Ruminations

Blog dedicated primarily to randomly selected news items; comments reflecting personal perceptions

Friday, April 25, 2014

Amurrikn Maverick

"Based on information about conditions on the ground and in consultation with law enforcement, we have made a decision to conclude the cattle gather because of our serious concerns about the safety of employees and members of the public."
"This is a matter of fairness and equity, and we remain disappointed that Cliven Bundy continues to not comply with the same laws that 16,000 public-lands ranchers do every year. After 20 years and multiple court orders to remove the trespass cattle, Mr. Bundy owes the American taxpayers in excess of $1-million. The BLM [Bureau of Land Management] will continue to work to resolve the matter administratively and judicially."
Neil Kornze, agency chief, federal Bureau of Land Management, United States of America
Something about the name Bundy that inspires sociopathy?
Bundy
Supporters of Cliven Bundy rally against the Bureau of Land Management in Nevada. Photograph: Daniel Hernandez
"The safety of all individuals involved in this matter has been my highest priority. Given the circumstances, today's outcome is the best we could have hoped for."
Republican Nevada governor Brian Sandoval
Or is it just that good old Umarikan spirit of self-sufficiency and animus toward government interference?
Cliven Bundy
Chris Shelton of Las Vegas with his one-week-old son as his mother Shelley Shelton holds his rifle during Bundy family 'Patriot Party'. Photo: Steve Marcus /Reuters
"Escalating tensions", between government authority and a southern Nevada rancher who refuses to recognize the legitimacy of a contract between cattle owners and the Bureau of Land Management in its management of public lands, permitting ranchers to graze their cattle and to be taxed for the privilege resulted in a tense showdown between the local supporters of maverick Cliven Bundy and said authorities the past Saturday.
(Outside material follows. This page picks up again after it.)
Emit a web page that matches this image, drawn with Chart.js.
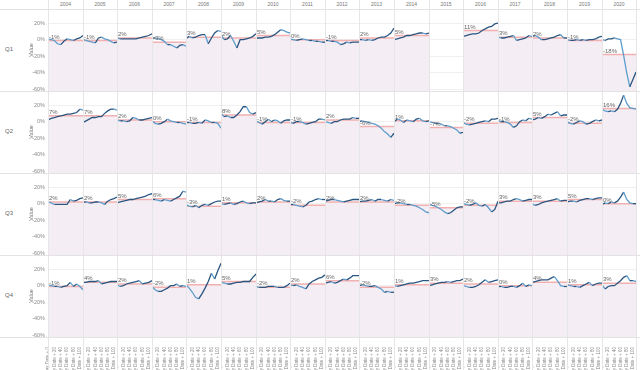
<!DOCTYPE html>
<html>
<head>
<meta charset="utf-8">
<script src="https://cdn.jsdelivr.net/npm/chart.js@4.4.0/dist/chart.umd.min.js"></script>
<style>
body{margin:0;background:#fff;font-family:Arial,"Liberation Sans",sans-serif;}
#wrap{position:relative;width:640px;height:370px;overflow:hidden;}
#wrap canvas{position:absolute;}
.hdr{position:absolute;top:1px;font-size:5px;color:#777;text-align:center;}
.qlbl{position:absolute;left:5px;font-size:6px;color:#666;}
.vline{position:absolute;top:0;width:1px;height:370px;background:#e6e6e6;}
.hline{position:absolute;left:0;width:640px;height:1px;background:#e3e3e3;}
</style>
</head>
<body>
<div id="wrap"></div>
<script>
// Data
const years = [2004,2005,2006,2007,2008,2009,2010,2011,2012,2013,2014,2015,2016,2017,2018,2019,2020];
const quarters = ["Q1","Q2","Q3","Q4"];
const xLabels = ["Pay Date + 0","Pay Date + 10","Pay Date + 20","Pay Date + 30","Pay Date + 40","Pay Date + 50",
                 "Pay Date + 60","Pay Date + 70","Pay Date + 80","Pay Date + 90","Pay Date + 100","Pay Date + 110"];
const yTicks = [-60,-40,-20,0,20];

// average (reference line) per year
const avgQ1 = [-1,-1,2,-3,3,2,5,0,-1,2,5,null,11,3,2,-1,-18];
const avgQ2 = [7,7,2,0,-1,8,-1,-1,2,-6,1,-7,-2,-1,5,-2,16];
const avgQ3 = [2,2,5,6,-3,1,2,-2,2,2,-2,-5,-2,3,3,5,0];
const avgQ4 = [-1,4,2,-2,1,5,-2,2,6,-2,1,3,2,0,4,1,3];

// series values per year
const valuesQ1 = [
  [1,0,-1,-5,-6,-2,1,0,-1,1,2,5],
  [0,-1,-2,-3,-4,2,3,1,0,-2,-4,-3],
  [2,1,1,1,1,1,1,2,3,4,5,7],
  [2,2,1,0,-2,-6,-6,-8,-10,-7,-6,-8],
  [1,4,2,3,5,6,6,-5,2,8,11,10],
  [6,0,1,5,-2,-10,0,0,1,2,4,7],
  [2,2,2,3,3,4,6,9,12,11,9,8],
  [1,0,-1,0,1,0,-1,-1,-2,-2,-3,-3],
  [-1,-1,-2,-2,-3,-6,-5,-3,-4,-3,-3,-3],
  [0,0,-1,0,-1,0,2,3,3,5,8,14],
  [0,1,2,3,5,5,6,7,8,8,7,8],
  [],
  [4,5,6,7,7,8,11,13,15,16,19,20],
  [3,2,2,3,4,5,-1,0,1,2,5,4],
  [4,5,3,0,0,1,2,3,5,6,2,2],
  [0,-1,-1,0,-1,0,-1,0,0,1,3,4],
  [0,-1,1,1,2,1,0,-19,-40,-57,-48,-39]
];
const valuesQ2 = [
  [2,4,5,6,7,8,9,9,10,11,15,14],
  [-1,1,3,5,5,6,6,10,13,15,15,14],
  [2,1,1,0,1,5,4,2,2,3,4,5],
  [1,-2,-3,-2,0,3,1,0,-1,-1,-2,-3],
  [-1,-1,-2,-2,-1,-2,2,1,-1,-1,-2,-8],
  [10,6,7,5,5,8,12,18,18,11,9,11],
  [1,-1,-3,0,3,0,2,1,-2,1,2,2],
  [-1,-2,0,0,-1,-3,-2,-1,0,3,3,2],
  [0,-1,-2,0,0,2,3,3,3,5,4,4],
  [0,1,0,-1,-2,-3,-5,-8,-12,-15,-19,-14],
  [0,3,2,-1,2,1,0,3,4,1,0,1],
  [0,-1,-2,-2,-3,-5,-5,-6,-8,-10,-14,-13],
  [-1,-3,-4,-3,-2,-1,0,1,0,3,3,4],
  [2,0,0,-1,-3,-7,-5,0,2,1,4,3],
  [2,3,5,4,6,9,8,10,12,7,8,8],
  [0,-2,-3,-1,1,0,-3,-2,0,2,1,2],
  [15,13,12,13,12,15,22,32,22,17,16,15]
];
const valuesQ3 = [
  [2,1,-1,-1,-1,-1,-1,5,3,4,6,7],
  [2,2,1,1,2,2,1,-1,3,5,6,8],
  [1,2,3,4,5,5,6,7,8,9,11,12],
  [5,5,4,3,5,4,3,5,7,9,15,14],
  [-1,-3,-4,-2,-5,-2,-1,-2,0,2,3,3],
  [0,-1,0,1,-1,0,2,3,1,0,1,1],
  [1,2,3,5,3,3,2,5,6,4,3,3],
  [-1,-1,-2,-3,-4,-2,2,3,5,6,5,5],
  [3,4,5,5,4,3,2,3,4,5,5,5],
  [2,3,3,4,5,3,5,5,4,3,5,4],
  [0,1,1,0,-1,-1,-2,-3,-5,-7,-10,-11],
  [-1,-2,-3,-5,-7,-10,-12,-11,-8,-5,-4,-4],
  [0,-1,-2,-1,1,-2,-3,-1,-5,-10,-7,3],
  [1,1,2,3,3,5,6,5,3,4,5,5],
  [0,-2,-1,1,2,3,4,5,6,3,4,4],
  [2,3,3,2,4,5,6,6,5,6,7,7],
  [-1,1,0,2,1,3,8,14,5,1,0,0]
];
const valuesQ4 = [
  [1,0,-1,-1,-2,-1,0,4,-1,2,-1,-5],
  [4,4,5,5,5,6,2,3,4,5,5,5],
  [1,-1,0,2,3,4,5,6,2,3,4,6],
  [-1,-5,-7,-7,-5,-3,0,0,2,-1,0,-1],
  [1,-3,-8,-14,-16,-10,-3,5,15,8,18,27],
  [4,3,2,2,3,4,4,5,5,5,10,14],
  [-1,-2,-2,-2,-1,-1,-1,-2,-2,-2,0,3],
  [1,0,1,-1,-2,-4,2,5,7,9,10,13],
  [3,4,5,3,4,6,8,7,9,12,12,12],
  [0,1,0,-1,-1,0,-2,-4,-8,-7,-8,-8],
  [0,-1,0,1,2,3,3,4,5,6,6,6],
  [0,1,2,3,4,4,5,4,5,6,6,8],
  [0,-1,-2,-2,-1,1,4,7,4,5,6,7],
  [-1,-1,-2,-2,-1,-1,-2,0,3,-1,1,0],
  [4,5,6,7,7,7,9,11,6,0,-1,-1],
  [1,0,-1,-1,-2,0,2,4,0,2,3,3],
  [1,-4,-1,0,0,3,6,10,12,6,6,5]
];

const allValues = [valuesQ1, valuesQ2, valuesQ3, valuesQ4];
const allAvg = [avgQ1, avgQ2, avgQ3, avgQ4];

// Layout
const PLOT_LEFT = 48, COL_W = 34.6, ROW_TOP = 9, ROW_H = 82, XAXIS_H = 33;
const AXIS_LEFT = 28;
const Y_MIN = -62, Y_MAX = 37;
const colX = c => Math.round(PLOT_LEFT + c * COL_W);

const wrap = document.getElementById("wrap");

// reference label plugin
const avgLabel = {
    id: 'avgLabel',
    afterDatasetsDraw(chart, args, opts) {
        if (opts.value == null) return;
        const {ctx, chartArea, scales} = chart;
        const py = scales.y.getPixelForValue(opts.value);
        ctx.save();
        ctx.font = '6px Arial, "Liberation Sans", sans-serif';
        ctx.fillStyle = '#666';
        ctx.textBaseline = 'bottom';
        ctx.fillText(opts.value + '%', chartArea.left + 1, py - 0.5);
        ctx.restore();
    }
};

quarters.forEach((q, r) => {
    years.forEach((yr, c) => {
        const first = c === 0;
        const last = r === quarters.length - 1;
        const left = first ? AXIS_LEFT : colX(c);
        const w = colX(c + 1) - left;
        const h = ROW_H + (last ? XAXIS_H : 0);
        const top = ROW_TOP + r * ROW_H;

        const cv = document.createElement("canvas");
        cv.width = w; cv.height = h;
        cv.style.left = left + "px"; cv.style.top = top + "px";
        cv.style.width = w + "px"; cv.style.height = h + "px";
        wrap.appendChild(cv);

        const vals = allValues[r][c];
        const avg = allAvg[r][c];

        new Chart(cv, {
            type: 'line',
            data: {
                labels: xLabels,
                datasets: [{
                    data: vals,
                    borderColor: '#2b5680',
                    borderWidth: 1.3,
                    pointRadius: 0,
                    tension: 0,
                    fill: false,
                    segment: {
                        borderColor: s => s.p1.parsed.y < s.p0.parsed.y ? '#5f9dcc' : '#2b5680'
                    }
                }, {
                    data: avg == null ? [] : xLabels.map(() => avg),
                    borderColor: '#f2b1b1',
                    borderWidth: 1.5,
                    backgroundColor: '#f4edf4',
                    pointRadius: 0,
                    fill: 'start'
                }]
            },
            options: {
                responsive: false,
                animation: false,
                events: [],
                layout: { padding: 0, autoPadding: false },
                plugins: {
                    legend: { display: false },
                    tooltip: { enabled: false },
                    avgLabel: { value: avg }
                },
                scales: {
                    x: {
                        display: last,
                        offset: false,
                        grid: { display: false },
                        border: { display: false },
                        afterFit: s => {
                            s.height = last ? XAXIS_H : 0;
                            s.paddingLeft = 0; s.paddingRight = 0;
                        },
                        ticks: {
                            autoSkip: false,
                            maxRotation: 90,
                            minRotation: 90,
                            padding: 2,
                            color: '#8a8a8a',
                            font: { size: 4.5 },
                            callback: (v, i) => i % 2 === 0 ? xLabels[i] : ''
                        }
                    },
                    y: {
                        display: true,
                        min: Y_MIN,
                        max: Y_MAX,
                        afterBuildTicks: s => { s.ticks = yTicks.map(v => ({ value: v })); },
                        afterFit: s => {
                            s.width = first ? PLOT_LEFT - AXIS_LEFT : 0;
                            s.paddingTop = 0; s.paddingBottom = 0;
                        },
                        grid: { color: '#f0f0f0', drawTicks: false },
                        border: { display: false },
                        ticks: {
                            display: first,
                            padding: 3,
                            color: '#8a8a8a',
                            font: { size: 5.5 },
                            callback: v => v + '%'
                        },
                        title: {
                            display: first,
                            text: 'Value',
                            color: '#777',
                            padding: 0,
                            font: { size: 5.5 }
                        }
                    }
                }
            },
            plugins: [avgLabel]
        });
    });

    const ql = document.createElement("div");
    ql.className = "qlbl";
    ql.style.top = (ROW_TOP + r * ROW_H + ROW_H / 2 - 4) + "px";
    ql.textContent = q;
    wrap.appendChild(ql);
});

// year headers
years.forEach((yr, c) => {
    const d = document.createElement("div");
    d.className = "hdr";
    d.style.left = colX(c) + "px";
    d.style.width = (colX(c + 1) - colX(c)) + "px";
    d.textContent = yr;
    wrap.appendChild(d);
});

// panel separators
for (let c = 0; c <= years.length; c++) {
    const d = document.createElement("div");
    d.className = "vline";
    d.style.left = colX(c) + "px";
    wrap.appendChild(d);
}
for (let r = 0; r <= quarters.length; r++) {
    const d = document.createElement("div");
    d.className = "hline";
    d.style.top = (ROW_TOP + r * ROW_H) + "px";
    wrap.appendChild(d);
}
</script>
</body>
</html>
Some of those supporting the 'rights' of Cliven Bundy to flout the law to suit his individual purpose represented right-wing militia types armed with handguns and rifles outside Mesquite in southern Nevada. They were furious in their insistence that the 400 head of cattle rounded up by federal BLM authorities to emphasize their illegal grazing on public land, be returned to their owner.

Mr. Bundy, the rancher with attitude, doesn't approve of nor give credence to federal authority on public land that he claims belongs to his state of Nevada, not the federal government. It's taken him quite a few years to fully develop his theory, and at 67 years of age he believes he speaks with the authority vested in him as a rancher whose family operated his parcel of land near the town of Bunkerville since the 1870s.

At that time slavery was no longer legal in the United States. And Mr. Bundy regrets the passing of the wretchedness of the slave trade in his country. Had the American Civil War not disrupted the natural social order of men of substance who happen to be white, using the labour of people who were enslaved who happened to be black, his glorious country would not now be languishing under the absurd direction of a black man.

Federal agencies manage or control over 80% of the land in Nevada; a point of irritable contention between the feds and the state since the 1980s, when Nevada rangeland ranchers claimed the land was theirs by right of possession. Mr. Bundy's grazing rights were lifted after he refused to continue paying grazing fees, then ignored federal court orders to remove his cattle from public lands administered by the BLM.

He vowed he would not hesitate to "do whatever it takes" in protection of his property, and during the weekend accusations and demands, resistance and threats between the Bundy family and their supporters and federal agents brought national attention to the operation to confiscate his cattle. Since the First Amendment of the U.S. Constitution guarantees freedom of speech and assembly, the BLM authority was accused of creating "an atmosphere of intimidation", according to Governor Sandoval.

In 1998 a federal judge in Las Vegas had ordered the rancher to remove his trespassing cattle. The Land Management Bureau was in the process of implementing two federal court orders of the year before to remove the cattle when repeated efforts to resolve the issue outside court had failed. Mr. Bundy had not paid grazing fees in the last two decades.

Supporters of Rancher Bundy
 
Entitled civil libertarianism, or just the wild, wild west re-visited? Revolting, is it not?